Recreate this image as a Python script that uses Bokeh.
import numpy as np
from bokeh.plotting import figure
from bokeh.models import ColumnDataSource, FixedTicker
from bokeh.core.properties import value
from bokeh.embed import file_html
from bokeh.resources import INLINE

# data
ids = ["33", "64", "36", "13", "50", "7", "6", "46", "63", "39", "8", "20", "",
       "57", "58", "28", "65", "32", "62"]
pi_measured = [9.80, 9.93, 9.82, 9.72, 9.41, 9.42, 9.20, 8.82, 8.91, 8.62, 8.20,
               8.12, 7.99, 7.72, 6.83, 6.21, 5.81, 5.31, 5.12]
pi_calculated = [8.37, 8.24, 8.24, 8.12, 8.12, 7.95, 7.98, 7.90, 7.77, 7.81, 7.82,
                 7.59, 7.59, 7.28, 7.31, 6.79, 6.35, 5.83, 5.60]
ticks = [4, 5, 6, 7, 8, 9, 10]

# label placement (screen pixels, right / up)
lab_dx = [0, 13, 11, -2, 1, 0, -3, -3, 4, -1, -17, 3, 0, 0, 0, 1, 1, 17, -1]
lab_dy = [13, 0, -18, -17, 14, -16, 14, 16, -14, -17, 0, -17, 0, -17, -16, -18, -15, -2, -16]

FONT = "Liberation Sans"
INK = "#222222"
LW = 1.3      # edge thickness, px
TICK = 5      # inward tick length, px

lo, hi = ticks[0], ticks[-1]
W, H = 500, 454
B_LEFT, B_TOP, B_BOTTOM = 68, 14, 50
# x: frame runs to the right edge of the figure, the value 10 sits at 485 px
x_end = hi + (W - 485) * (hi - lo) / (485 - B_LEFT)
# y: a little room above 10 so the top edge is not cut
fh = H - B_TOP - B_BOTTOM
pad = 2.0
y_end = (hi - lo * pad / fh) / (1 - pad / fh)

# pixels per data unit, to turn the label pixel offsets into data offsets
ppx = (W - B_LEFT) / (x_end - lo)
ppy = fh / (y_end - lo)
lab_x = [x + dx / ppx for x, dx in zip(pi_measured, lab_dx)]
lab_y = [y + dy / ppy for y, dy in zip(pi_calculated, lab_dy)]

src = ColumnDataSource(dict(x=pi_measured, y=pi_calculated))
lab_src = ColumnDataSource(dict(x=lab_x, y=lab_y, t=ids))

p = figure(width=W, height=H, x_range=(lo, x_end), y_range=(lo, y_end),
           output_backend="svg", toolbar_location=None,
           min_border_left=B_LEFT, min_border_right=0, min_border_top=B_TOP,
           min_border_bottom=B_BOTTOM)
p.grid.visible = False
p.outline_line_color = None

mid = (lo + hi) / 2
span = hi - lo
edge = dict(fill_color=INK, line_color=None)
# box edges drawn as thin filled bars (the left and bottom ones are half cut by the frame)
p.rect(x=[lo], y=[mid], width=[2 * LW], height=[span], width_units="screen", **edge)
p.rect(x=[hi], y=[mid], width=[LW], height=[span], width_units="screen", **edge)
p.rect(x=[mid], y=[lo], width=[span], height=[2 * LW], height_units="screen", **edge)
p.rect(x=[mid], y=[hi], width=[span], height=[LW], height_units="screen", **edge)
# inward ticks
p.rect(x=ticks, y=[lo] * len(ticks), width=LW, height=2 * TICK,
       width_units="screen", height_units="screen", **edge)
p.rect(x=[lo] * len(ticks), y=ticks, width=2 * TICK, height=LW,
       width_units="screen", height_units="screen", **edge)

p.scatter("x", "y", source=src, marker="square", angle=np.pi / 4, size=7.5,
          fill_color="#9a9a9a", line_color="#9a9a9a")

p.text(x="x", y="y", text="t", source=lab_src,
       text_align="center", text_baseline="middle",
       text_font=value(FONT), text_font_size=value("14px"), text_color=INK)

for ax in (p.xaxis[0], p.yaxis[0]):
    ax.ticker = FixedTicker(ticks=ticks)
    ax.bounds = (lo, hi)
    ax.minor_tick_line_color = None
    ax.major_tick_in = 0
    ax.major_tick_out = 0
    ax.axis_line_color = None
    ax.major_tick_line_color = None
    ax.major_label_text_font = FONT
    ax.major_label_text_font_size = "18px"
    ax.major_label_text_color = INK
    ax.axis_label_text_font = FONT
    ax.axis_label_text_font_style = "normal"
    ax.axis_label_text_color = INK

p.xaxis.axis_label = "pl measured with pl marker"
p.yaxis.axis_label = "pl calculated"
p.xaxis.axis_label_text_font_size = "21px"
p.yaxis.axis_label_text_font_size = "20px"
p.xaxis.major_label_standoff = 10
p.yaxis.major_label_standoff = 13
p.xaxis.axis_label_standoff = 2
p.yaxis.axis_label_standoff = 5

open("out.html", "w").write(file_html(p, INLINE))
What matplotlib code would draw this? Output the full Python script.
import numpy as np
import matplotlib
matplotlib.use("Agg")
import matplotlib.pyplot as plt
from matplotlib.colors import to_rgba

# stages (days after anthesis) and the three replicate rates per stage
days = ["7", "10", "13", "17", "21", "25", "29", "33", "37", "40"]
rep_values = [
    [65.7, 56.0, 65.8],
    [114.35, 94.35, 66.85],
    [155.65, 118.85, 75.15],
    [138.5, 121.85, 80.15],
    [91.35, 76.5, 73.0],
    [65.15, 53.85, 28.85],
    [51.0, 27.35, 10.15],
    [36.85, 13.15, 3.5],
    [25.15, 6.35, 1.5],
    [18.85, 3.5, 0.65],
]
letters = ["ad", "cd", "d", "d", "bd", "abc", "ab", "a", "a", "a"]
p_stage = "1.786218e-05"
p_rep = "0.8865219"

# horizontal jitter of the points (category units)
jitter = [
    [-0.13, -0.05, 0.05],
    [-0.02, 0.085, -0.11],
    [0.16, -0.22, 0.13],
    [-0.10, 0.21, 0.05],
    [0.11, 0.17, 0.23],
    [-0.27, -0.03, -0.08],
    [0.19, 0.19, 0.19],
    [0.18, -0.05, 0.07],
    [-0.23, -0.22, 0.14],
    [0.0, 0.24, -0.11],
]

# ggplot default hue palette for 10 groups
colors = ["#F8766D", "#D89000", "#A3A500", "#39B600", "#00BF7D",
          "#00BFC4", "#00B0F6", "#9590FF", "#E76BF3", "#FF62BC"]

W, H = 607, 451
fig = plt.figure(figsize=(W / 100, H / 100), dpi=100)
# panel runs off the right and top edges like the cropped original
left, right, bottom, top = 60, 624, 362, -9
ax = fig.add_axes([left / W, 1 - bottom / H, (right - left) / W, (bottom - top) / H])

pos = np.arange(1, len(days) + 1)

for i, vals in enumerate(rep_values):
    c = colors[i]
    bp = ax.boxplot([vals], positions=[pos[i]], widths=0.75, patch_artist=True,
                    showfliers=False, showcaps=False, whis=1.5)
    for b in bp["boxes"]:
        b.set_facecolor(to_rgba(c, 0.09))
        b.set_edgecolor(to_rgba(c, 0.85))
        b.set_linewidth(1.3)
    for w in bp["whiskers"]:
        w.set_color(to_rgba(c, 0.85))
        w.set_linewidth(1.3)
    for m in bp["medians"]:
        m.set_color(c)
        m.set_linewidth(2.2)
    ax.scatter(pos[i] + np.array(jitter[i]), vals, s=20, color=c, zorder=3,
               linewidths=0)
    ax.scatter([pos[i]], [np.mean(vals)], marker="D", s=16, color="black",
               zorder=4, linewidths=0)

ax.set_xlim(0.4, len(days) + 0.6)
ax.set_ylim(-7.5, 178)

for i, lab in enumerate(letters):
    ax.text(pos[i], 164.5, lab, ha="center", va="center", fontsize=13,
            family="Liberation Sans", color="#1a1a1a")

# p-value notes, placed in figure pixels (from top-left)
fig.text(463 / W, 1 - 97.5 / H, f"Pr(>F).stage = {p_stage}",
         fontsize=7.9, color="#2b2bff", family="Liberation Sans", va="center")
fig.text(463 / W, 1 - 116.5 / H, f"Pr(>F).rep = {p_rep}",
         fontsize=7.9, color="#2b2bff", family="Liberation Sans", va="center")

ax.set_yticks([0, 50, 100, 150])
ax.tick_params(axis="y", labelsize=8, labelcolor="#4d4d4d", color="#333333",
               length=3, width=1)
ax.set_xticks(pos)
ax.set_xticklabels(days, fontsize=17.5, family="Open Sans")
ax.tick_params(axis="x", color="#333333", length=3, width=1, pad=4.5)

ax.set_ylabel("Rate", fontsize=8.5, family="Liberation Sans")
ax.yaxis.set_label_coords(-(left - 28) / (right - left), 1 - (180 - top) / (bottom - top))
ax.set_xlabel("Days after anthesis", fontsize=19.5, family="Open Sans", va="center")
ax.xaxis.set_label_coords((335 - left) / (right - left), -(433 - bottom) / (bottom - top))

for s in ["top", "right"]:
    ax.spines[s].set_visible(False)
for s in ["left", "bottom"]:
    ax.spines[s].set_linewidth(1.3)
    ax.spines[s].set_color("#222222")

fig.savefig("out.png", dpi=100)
· · · · ·
WHAT THE TASK REQUIRES: Print the lines from the line containing "What matplotlib code" to the line containing "from matplotlib.colors import to_rgba", both ends included, exactly and with nothing added.

SOLUTION:
What matplotlib code would draw this? Output the full Python script.
import numpy as np
import matplotlib
matplotlib.use("Agg")
import matplotlib.pyplot as plt
from matplotlib.colors import to_rgba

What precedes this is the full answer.